Nos Estados Unidos, alguns chefes militares também tentam convencer o presidente Obama — a cada dia mais servidor dos belicistas do Pentágono — de que um ataque ao Irã poderá levar a uma nova guerra mundial, e de resultados imprevisíveis.
Em artigo publicado pelo New York Times de 14 deste mês, o general John.H.Johns deixa bem claro o perigo, ao afirmar que um ataque ao Irã seria repetir a aventura do Iraque, com mais dificuldades ainda, e que o país dispõe de meios militares para rechaçar qualquer ataque. Opinião semelhante é a do general Anthony Zinni, outro respeitado chefe militar. Como sempre ocorre, ele e Johns são hoje oficiais reformados.
Informa-se também que chefes militares da ativa estiveram recentemente com Obama, a fim de demovê-lo de apoiar qualquer iniciativa bélica de Israel contra o Irã. Obama balançou os ombros.
A principal mudança, no entanto, é a tomada de consciência de grande parte dos cidadãos dos Estados Unidos e de Israel de que o inimigo não está fora de suas fronteiras, mas dentro delas.
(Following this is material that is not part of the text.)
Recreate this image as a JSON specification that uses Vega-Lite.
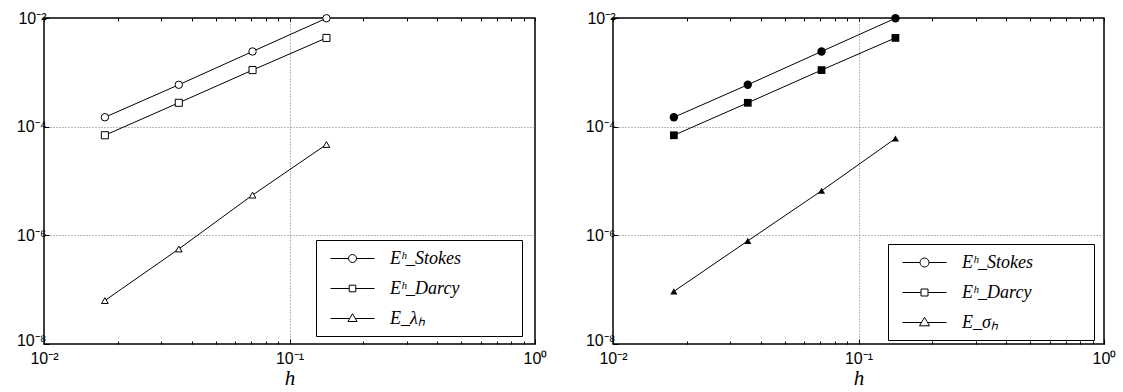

As desigualdades sociais e a angústia em que vivem, em estado de guerra permanente, levam o povo às ruas. Em Israel, cerca de 500 mil pessoas foram às ruas contra o desemprego, a corrupção e o enriquecimento de poucos, diante das crescentes dificuldades da maioria. Os protestos nos Estados Unidos aumentam, apesar da repressão violenta.
E é nesse quadro geral que os Estados Unidos buscam uma aproximação maior com a Argentina, com o propósito bem claro de reavivar a antiga desconfiança entre aquele país e o Brasil. Não é a primeira vez, embora esperemos que seja a última, em que Washington atua em busca da cizânia entre os dois maiores países da América do Sul. Não parece provável que obtenham êxito. Nos últimos anos, argentinos e brasileiros começaram a entender que estão destinados a viver em paz, e unidos na defesa de seus interesses comuns, que são os do continente.